→ WHAT IS BEING ASKED
Search the listing below for the word "Python" and copy each line that holds it.

→ INFORMATION SUPPLIED
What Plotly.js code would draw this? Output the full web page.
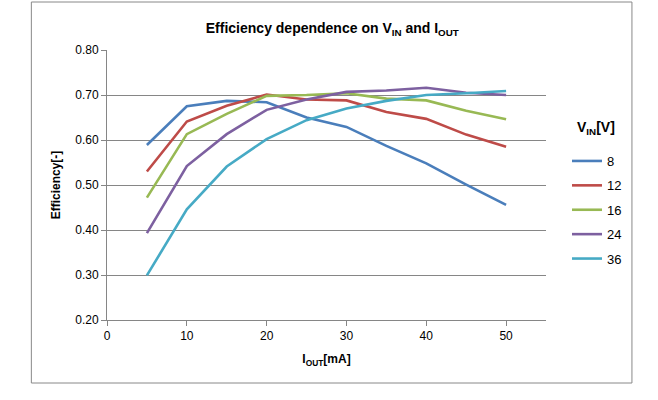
<!DOCTYPE html>
<html>
<head>
<meta charset="utf-8">
<script src="https://cdn.plot.ly/plotly-3.0.1.min.js"></script>
<style>html,body{margin:0;padding:0;background:#fff}#chart{width:658px;height:400px}</style>
</head>
<body>
<div id="chart"></div>
<script>
const iout = [5, 10, 15, 20, 25, 30, 35, 40, 45, 50];
const vinLabels = ['8', '12', '16', '24', '36'];
const eff8  = [0.589, 0.675, 0.687, 0.684, 0.650, 0.629, 0.587, 0.548, 0.501, 0.456];
const eff12 = [0.530, 0.641, 0.676, 0.701, 0.690, 0.688, 0.662, 0.647, 0.612, 0.585];
const eff16 = [0.472, 0.613, 0.658, 0.698, 0.700, 0.704, 0.692, 0.688, 0.665, 0.646];
const eff24 = [0.393, 0.542, 0.613, 0.667, 0.690, 0.707, 0.710, 0.716, 0.705, 0.700];
const eff36 = [0.299, 0.446, 0.541, 0.602, 0.644, 0.670, 0.687, 0.700, 0.704, 0.709];
const series = [eff8, eff12, eff16, eff24, eff36];
const colors = ['#4A7EBB', '#BE4B48', '#98B954', '#7D60A0', '#46AAC5'];
const font = '"Liberation Sans Narrow", "Liberation Sans", Arial, sans-serif';

const traces = series.map((s, i) => ({
  x: iout, y: s, type: 'scatter', mode: 'lines', name: vinLabels[i],
  legendgroup: 'g' + i,
  line: {color: colors[i], width: 2.6}
}));

const L = 106.7, R = 546, T = 50, B = 320;
const px = v => (v - L) / (R - L);
const py = v => (B - v) / (B - T);

const layout = {
  width: 658, height: 400,
  margin: {l: L, r: 658 - R, t: T, b: 400 - B, pad: 0},
  paper_bgcolor: '#fff', plot_bgcolor: '#fff',
  font: {family: font, size: 12, color: '#000'},
  title: {text: '<b>Efficiency dependence on V<sub>IN</sub> and I<sub>OUT</sub></b>',
          font: {family: font, size: 14, color: '#000'}, x: 0.505, xanchor: 'center', y: 0.93, yanchor: 'middle'},
  xaxis: {range: [0, 55], tick0: 0, dtick: 10, showgrid: false, zeroline: false,
          showline: true, linecolor: '#868686', linewidth: 1, ticks: 'outside', ticklen: 5,
          tickcolor: '#868686', tickfont: {size: 12, family: font},
          title: {text: '<b>I<sub>OUT</sub>[mA]</b>', font: {size: 12, family: font}, standoff: 12}},
  yaxis: {range: [0.2, 0.8], tick0: 0.2, dtick: 0.1, tickformat: '.2f', showgrid: true,
          gridcolor: '#868686', gridwidth: 1, zeroline: false,
          showline: true, linecolor: '#868686', linewidth: 1, ticks: 'outside', ticklen: 5,
          tickcolor: '#868686', tickfont: {size: 12, family: font},
          title: {text: '<b>Efficiency[-]</b>', font: {size: 12, family: font}, standoff: 12}},
  showlegend: true,
  legend: {x: px(567), y: py(146), xanchor: 'left', yanchor: 'top',
           tracegroupgap: 4.5, traceorder: 'grouped', itemwidth: 30,
           font: {size: 13, family: font}, bgcolor: 'rgba(0,0,0,0)'},
  annotations: [{xref: 'paper', yref: 'paper', x: px(596), y: py(128), xanchor: 'center', yanchor: 'middle',
                 showarrow: false, text: '<b>V<sub>IN</sub>[V]</b>', font: {size: 14, family: font, color: '#000'}}],
  shapes: [{type: 'rect', xref: 'paper', yref: 'paper',
            x0: px(31), x1: px(632), y0: py(383), y1: py(2),
            line: {color: '#888888', width: 1}, fillcolor: 'rgba(0,0,0,0)', layer: 'below'}]
};

Plotly.newPlot('chart', traces, layout, {displayModeBar: false, staticPlot: true});
</script>
</body>
</html>
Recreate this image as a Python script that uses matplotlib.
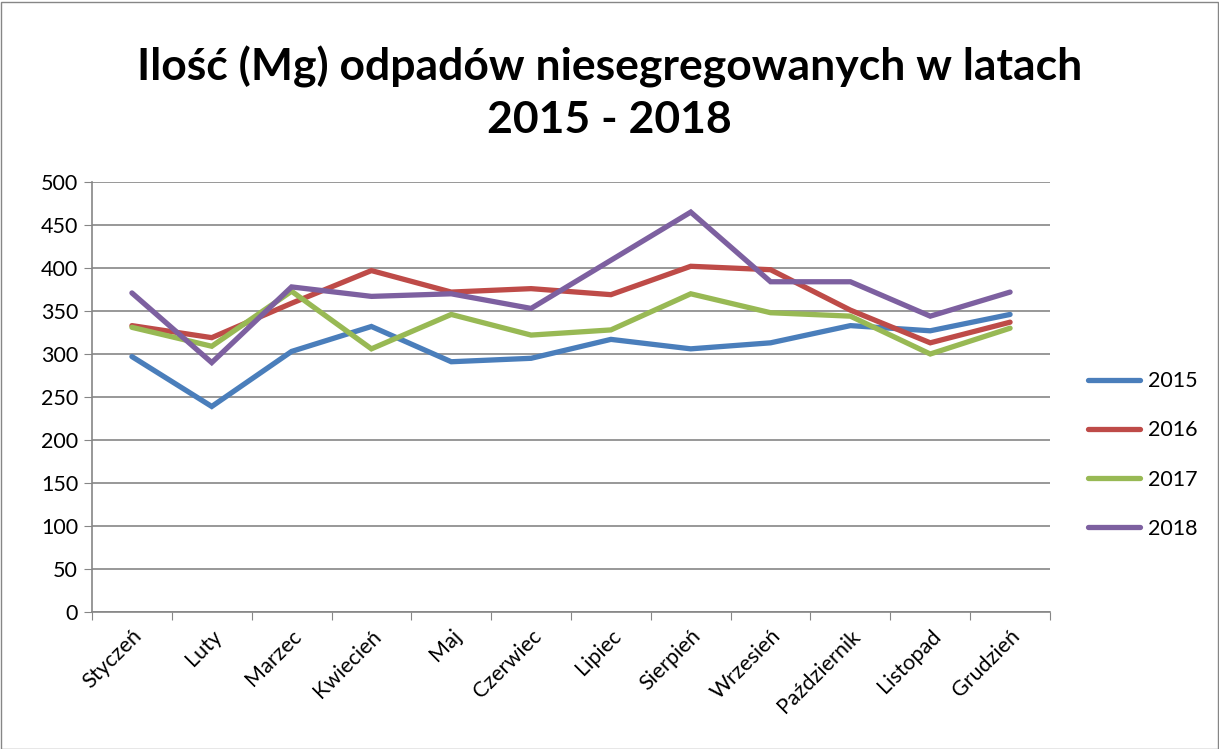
import matplotlib
matplotlib.use("Agg")
import matplotlib.pyplot as plt
from matplotlib.patches import Rectangle

months = ["Styczeń", "Luty", "Marzec", "Kwiecień", "Maj", "Czerwiec", "Lipiec",
          "Sierpień", "Wrzesień", "Październik", "Listopad", "Grudzień"]
s2015 = [297, 239, 303, 332, 291, 295, 317, 306, 313, 333, 327, 346]
s2016 = [333, 319, 359, 397, 372, 376, 369, 402, 398, 351, 313, 337]
s2017 = [331, 309, 373, 306, 346, 322, 328, 370, 348, 344, 300, 330]
s2018 = [371, 290, 378, 367, 370, 353, 409, 465, 384, 384, 344, 372]
series = [("2015", s2015, "#4A7EBB"), ("2016", s2016, "#BE4B48"),
          ("2017", s2017, "#98B954"), ("2018", s2018, "#7D60A0")]
yticks = list(range(0, 501, 50))
title = "Ilość (Mg) odpadów niesegregowanych w latach\n2015 - 2018"

plt.rcParams['font.family'] = ['Lato', 'DejaVu Sans']
W, H = 1219, 749
fig = plt.figure(figsize=(W / 100, H / 100), dpi=100)
fig.patches.append(Rectangle((0.5 / W, 0.5 / H), 1 - 2 / W, 1 - 2 / H,
                             transform=fig.transFigure, fill=False,
                             edgecolor="#868686", linewidth=1))
ax = fig.add_axes([92 / W, 1 - 612 / H, (1050 - 92) / W, (612 - 182) / H])
x = list(range(len(months)))
for name, vals, col in series:
    ax.plot(x, vals, color=col, linewidth=3.8, label=name, solid_capstyle="round",
            solid_joinstyle="miter")
ax.set_xlim(-0.5, len(months) - 0.5)
ax.set_ylim(0, 500)
ax.set_yticks(yticks)
ax.set_yticklabels([str(v) for v in yticks], fontsize=15.5)
ax.set_xticks([i - 0.5 for i in range(len(months) + 1)], minor=False)
ax.set_xticklabels([])
ax.set_xticks(x, minor=True)
ax.set_xticklabels(months, minor=True, rotation=45, ha="right", rotation_mode="anchor",
                   fontsize=15.5)
ax.tick_params(axis="x", which="minor", length=0, pad=10)
ax.tick_params(axis="x", which="major", length=6, color="#868686", direction="out")
ax.tick_params(axis="y", length=6, color="#868686", direction="out", pad=4)
ax.grid(axis="y", color="#868686", linewidth=1.2)
ax.set_axisbelow(True)
for s in ["top", "right"]:
    ax.spines[s].set_visible(False)
for s in ["left", "bottom"]:
    ax.spines[s].set_color("#868686")
    ax.spines[s].set_linewidth(1.2)

fig.text(0.5, 1 - 93 / H, title, ha="center", va="center", fontsize=32,
         fontweight="bold", linespacing=1.38)
ax.legend(loc="center left", bbox_to_anchor=(1069 / W, 1 - 455 / H),
          bbox_transform=fig.transFigure, frameon=False, fontsize=15.5,
          handlelength=2.4, labelspacing=1.35, handletextpad=0.37)
fig.savefig("out.png", dpi=100)
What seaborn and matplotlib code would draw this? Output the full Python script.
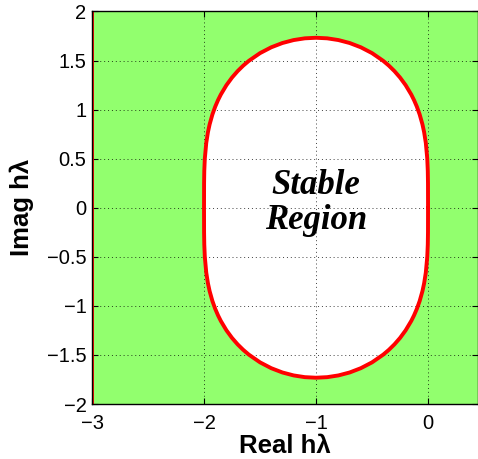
import matplotlib
matplotlib.use("Agg")
import matplotlib.pyplot as plt
import seaborn as sns
import pandas as pd

# Boundary of the stability region |1 + hλ + (hλ)^2/2| = 1, traced counter-clockwise
boundary_x = [
    0.0, -0.0005, -0.0023, -0.007, -0.02, -0.035, -0.05, -0.075, -0.1, -0.125, -0.15,
    -0.2, -0.25, -0.3, -0.35, -0.4, -0.5, -0.6, -0.7, -0.8, -0.9, -1.0,
    -1.1, -1.2, -1.3, -1.4, -1.5, -1.6, -1.65, -1.7, -1.75, -1.8, -1.85, -1.875,
    -1.9, -1.925, -1.95, -1.965, -1.98, -1.993, -1.9977, -1.9995, -2.0,
    -1.9995, -1.9977, -1.993, -1.98, -1.965, -1.95, -1.925, -1.9, -1.875, -1.85,
    -1.8, -1.75, -1.7, -1.65, -1.6, -1.5, -1.4, -1.3, -1.2, -1.1, -1.0,
    -0.9, -0.8, -0.7, -0.6, -0.5, -0.4, -0.35, -0.3, -0.25, -0.2, -0.15, -0.125,
    -0.1, -0.075, -0.05, -0.035, -0.02, -0.007, -0.0023, -0.0005, 0.0,
]
boundary_y = [
    0.0, 0.25, 0.375, 0.5, 0.6615, 0.7702, 0.8497, 0.9510, 1.0304, 1.0966, 1.1537,
    1.2490, 1.3268, 1.3922, 1.4482, 1.4967, 1.5755, 1.6349, 1.6787, 1.7087, 1.7263, 1.7321,
    1.7263, 1.7087, 1.6787, 1.6349, 1.5755, 1.4967, 1.4482, 1.3922, 1.3268, 1.2490, 1.1537, 1.0966,
    1.0304, 0.9510, 0.8497, 0.7702, 0.6615, 0.5, 0.375, 0.25, 0.0,
    -0.25, -0.375, -0.5, -0.6615, -0.7702, -0.8497, -0.9510, -1.0304, -1.0966, -1.1537,
    -1.2490, -1.3268, -1.3922, -1.4482, -1.4967, -1.5755, -1.6349, -1.6787, -1.7087, -1.7263, -1.7321,
    -1.7263, -1.7087, -1.6787, -1.6349, -1.5755, -1.4967, -1.4482, -1.3922, -1.3268, -1.2490, -1.1537, -1.0966,
    -1.0304, -0.9510, -0.8497, -0.7702, -0.6615, -0.5, -0.375, -0.25, 0.0,
]

# Left edge of the evaluation grid (contour traces it too)
grid_left = -3.0

x_ticks = [-3, -2, -1, 0]
y_ticks = [-2, -1.5, -1, -0.5, 0, 0.5, 1, 1.5, 2]
x_limits = (-3.0, 0.446)
y_limits = (-2.0, 2.0)

region_label = "Stable\nRegion"
x_label = "Real hλ"
y_label = "Imag hλ"

sns.set_style("white")
plt.rcParams["font.family"] = ["Liberation Sans", "DejaVu Sans"]
plt.rcParams["axes.unicode_minus"] = True
plt.rcParams["text.color"] = "black"
plt.rcParams["axes.labelcolor"] = "black"

fig = plt.figure(figsize=(4.78, 4.59), dpi=100)
ax = fig.add_axes([0.1925, 0.1198, 0.8075, 0.8552])

green = "#92FF6E"
ax.set_facecolor(green)

# stable region: white interior with a red outline
ax.fill(boundary_x, boundary_y, color="white", zorder=1)
df = pd.DataFrame({"x": boundary_x, "y": boundary_y})
sns.lineplot(data=df, x="x", y="y", sort=False, estimator=None, color="red",
             linewidth=2.8, ax=ax, zorder=3)
ax.axvline(grid_left, color="red", linewidth=2.8, zorder=3)

ax.set_xlim(*x_limits)
ax.set_ylim(*y_limits)
ax.set_xticks(x_ticks)
ax.set_yticks(y_ticks)
ax.set_xticklabels([f"{t:g}".replace("-", "\u2212") for t in x_ticks])
ax.set_yticklabels([f"{t:g}".replace("-", "\u2212") for t in y_ticks])
ax.tick_params(direction="in", length=4, width=0.8, labelsize=14.5, colors="black",
               top=True, right=True, bottom=True, left=True)
ax.tick_params(axis="x", pad=7)
ax.tick_params(axis="y", pad=4)

ax.grid(True, linestyle=(0, (1, 3)), color="black", linewidth=0.7, alpha=0.75, zorder=2)
ax.set_axisbelow(False)

for side in ("top", "bottom", "left", "right"):
    ax.spines[side].set_color("black")
    ax.spines[side].set_linewidth(1.0)
    ax.spines[side].set_zorder(4)

ax.set_xlabel(x_label, fontsize=18.5, fontweight="bold", labelpad=1, color="black")
ax.set_ylabel(y_label, fontsize=18.5, fontweight="bold", labelpad=9, color="black")

ax.text(-1.0, 0.05, region_label, ha="center", va="center", fontsize=25,
        fontweight="bold", fontstyle="italic", family=["Liberation Serif", "DejaVu Serif"],
        linespacing=1.1, color="black", zorder=5)

fig.savefig("out.png", dpi=100)
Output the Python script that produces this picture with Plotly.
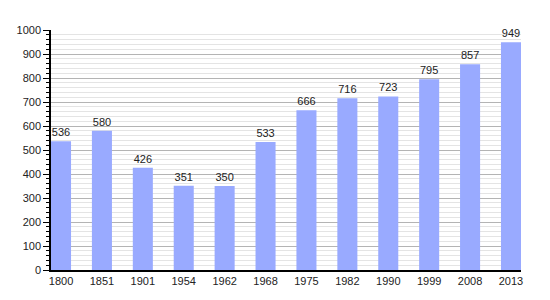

→ RESPONSE TO THE EXERCISE
Recreate this image as a Python script that uses matplotlib.
What seaborn and matplotlib code would draw this? Output the full Python script.
Output the Python script that produces this picture with Plotly.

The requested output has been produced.